Yeah, well, I meant it was supposed to be analogous to Rory having two hot apple pies dragged across her path during a weak moment in the endgame, but it's funny, too. The evil swipe was the alternative meaning of "ho ho."
Since Jess came back, they've barely spoken except to get straight that Rory had no claim on him, and to bicker pointlessly about what a jerk he was. They didn't do anything wrong. And I was talking about the games, freakouts, extra-relationship interests, and spontaneous doubts she graced Logan with, not her future attraction to Dean. Rory might have wondered what she missed for the rest of her life, but she never would have dumped Dean as long as the strength to make a pro-con list was in her.
The thing was, did Dean really love her for who she was, or was he just hoping her love of rules would keep her tied to him forever?
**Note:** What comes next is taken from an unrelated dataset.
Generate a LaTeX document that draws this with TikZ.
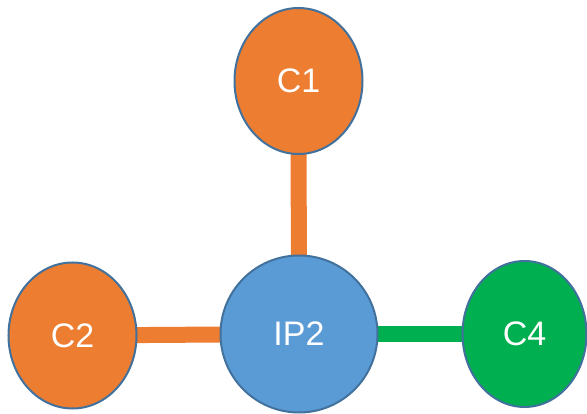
\documentclass[tikz,border=0pt]{standalone}
\usepackage{fontspec}
\setmainfont{Liberation Sans}
\usetikzlibrary{shapes.geometric,backgrounds}
\definecolor{cor}{HTML}{ED7D31}
\definecolor{cbl}{HTML}{5B9BD5}
\definecolor{cgr}{HTML}{00B050}
\definecolor{cln}{HTML}{41719C}
\begin{document}
\begin{tikzpicture}[x=1pt,y=-1pt,
  blob/.style={ellipse,draw=cln,line width=2pt,inner sep=0pt,text=white,font=\fontsize{34}{40}\selectfont,minimum width=128pt,minimum height=146pt},
  link/.style={line width=16pt}]
\useasboundingbox (0,0) rectangle (587,414);
\node[blob,fill=cor] (C1) at (298.5,81) {C1};
\node[blob,fill=cbl,minimum width=157pt,minimum height=157pt] (IP2) at (299,334) {IP2};
\node[blob,fill=cor] (C2) at (72.5,335.5) {C2};
\node[blob,fill=cgr,minimum width=124pt] (C4) at (524.5,334) {C4};
\begin{scope}[on background layer]
\draw[link,cor] (C1.center) -- (IP2.center);
\draw[link,cor] (C2.center) -- (IP2.center);
\draw[link,cgr] (C4.center) -- (IP2.center);
\end{scope}
\end{tikzpicture}
\end{document}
He knew she was self-centered and driven, but he should have also known she would never cheat on him, even though she hated being a stereotype of a pinned girl. They had so little in common besides renowned hotness, and he said he knew perfectly well that no matter how well-behaved she was, he'd always known how she was really feeling. What was it about Rory badmouthing Jess that put him over the edge? Up until that point, they were in agreement that a self-destructive crush wasn't worth giving up their hard-earned codependency.
Hey, and what did he mean by headgames? Was it a reference to the early scene where Lane is stalking Dave Rygalski? Rory said she hung up on Dean and stalker-pranked him before they were dating and he didn't get it at all. Funny contrast with Dave, who saw right through it and made a clever return-move, but I digress. I saw scheduling conflicts, emotional appeasement, and accidents, but what were the head games?